Hab mir TPOTC vor ein paar Tagen wieder angeschaut/angetan. Ist zweifellos und auf vielen Ebenen ein sehr starker Film, der bis an die Grenze des Erträglichen geht, um Emotionen wachzurufen. Muss vielen hier zustimmen, anders hätte das bei Gibsons Ansatz nicht funktioniert, ich sehe daher auch keine grundsätzliche Selbstgefälligkeit in der Gewalt. Wobei:
Da ist dieser unerträgliche Moment, in dem ein sichtlich amüsierter römischer Folterknecht Jesus den Arm auskugelt, um die Bohrung am Kreuz zu erreichen. War das nötig?
Ich konnte in TPOTC keinen betonten Antisemitismus erkennen, obwohl die Anschuldigungen mich auch lange Zeit davon abgehalten haben den Film zu sehen. Allerdings spielt Gibson mit dem Feuer, als er Jesus zu Pilatus (der bekanntlich äußerst grausam war, aber nicht so dargestellt wird) sagt, ihn treffe nicht die Hauptschuld für seinen Tod. Das hätte in dieser Form nicht sein müssen, und war sicher ein Hauptgrund für die Vorwürfe an den australischen Regisseur. Kaiphas und die anderen hohen Priester werden als manipulative und machthungrige Herrscher gezeichnet, was ihrer biblischen Darstellung entspricht. Demnach hat mich das ganze wenig überrascht. Man sieht am Anfang des Filmes auch, wie sie Menschenmassen zusammentrommeln lassen, um diese anschließend gegen Jesus aufzuhätzen.
Es werden aber auch großzügige, mitfühlende Juden/Jüdinnen gezeigt, die wie es auch in den Evangelien steht, versuchen Jesus zu helfen. Für die Rollen der römischen Folterer hat sich Gibson die richtigen Typen und Visagen ins Boot geholt, ähnlich wie die Nazi-Schergen in Polanskis "Der Pianist", oder in Spielbergs "Schindlers Liste".
Problematischer ist jedoch Gibsons Herangehensweise an sein Projekt.

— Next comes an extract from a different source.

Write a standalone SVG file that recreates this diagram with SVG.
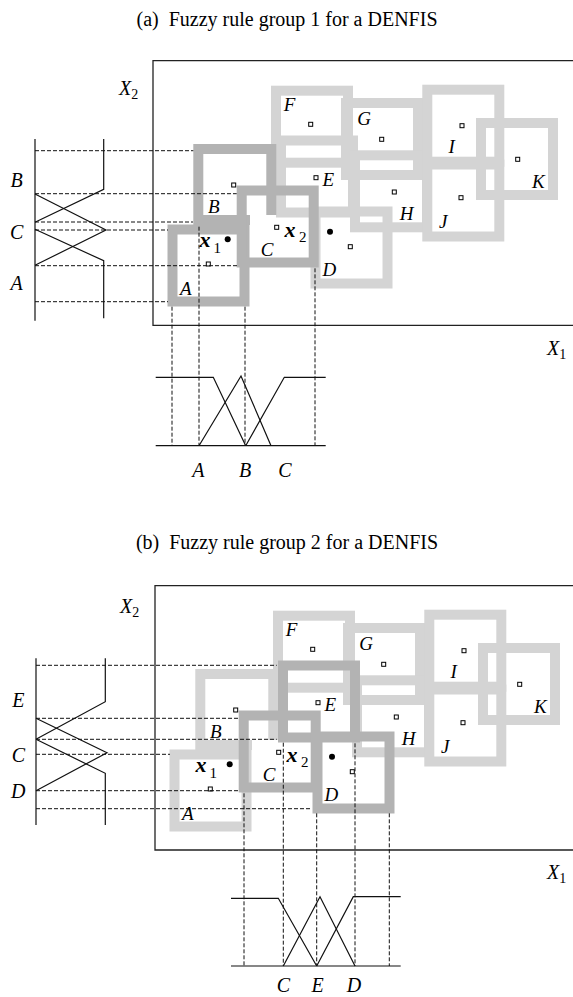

Auf der einen Seite bemüht er sich an vielen Stellen um eine "historische Rekonstitution" der Ereignisse, die sich aber aufgrund massiver Fehler und Anachronismen leicht anfechten lässt, und sich bereits schon mit dem Ansatz beißt, die symbolträchtige Sprache der Evangelien in Bilder umzusetzen, andererseits vermischt oder erweitert er an vielen Stellen die Evangelien selbst. Grundkenntnisse über die Geschichte des Christentums/Judentums sind daher von Nöten, um eine kritische Distanz zum Gezeigten herzustellen. Für Kinder un Jugendliche ist dieser Film überhaupt nicht geeignet, verstehe auch nicht die 16er Freigabe, die meiner Meinung nach viel zu mild ist. In Frankreich ist der Film ab 12 (!!!) freigegeben

. Viele Geistliche kritisierten 2004 den Film, weil dieser die Leiden Christi in den Vordergrund stelle, und nicht den eigentlichen und für das Christentum deutlich wichtigeren Zweck der Passion, nähmlich die "Auferstehung".
Nochmal zur Gewalt: Ich glaube nicht, dass diese unbedingt selbstgefällig ist, trotzdem könnte man Gibson durchaus den Vorwurf machen, er sei in seiner Gewaltdarstellung voyeuristisch. Vielleicht mag dies der Realität von Auspeitschungen/Geißelungen entsprechen, trotzdem muss man nicht in Nahaufnahme zeigen, wie einem Menschen ganze Fleischstücke aus dem Körper gerissen werden, um sein Leid zu verdeutlichen.
Vieles ist in Gibsons Passion einfach überzogen. Kein "normaler Mensch" könnte dieser Behandlung auch nur für eine Stunde standhalten. Ich glaube auch, dass Gibson hier die Übermenschlichkeit seines Protagonisten betonen wollte. Das ist aber konträr zu der Idee, Jesus als leidenden Mann aus Fleisch und Blut, der bis an das Äußerste für seine Überzeugungen gehen wird, zeigen zu wollen. Überhaupt fällt es schwer zu erkennen, WAS Mel Gibson mit diesem Film wirklich bezwecken wollte. Und darin liegt, wenn man es schon so sehen will, letzten Endes das ganze Problem. Mich hat der Film auf eine Art und Weise gepackt, wie es davor nur Filmemachern wie Michael Haneke (Funny Games) oder Pasolini (Salò) bei mir gelungen ist. Gibson mit Haneke oder Pasolini in einen Topf zu stecken, wäre aber unakzeptabel, auch wenn alle drei, durch ihre Skandalfilme populär(er) geworden sind.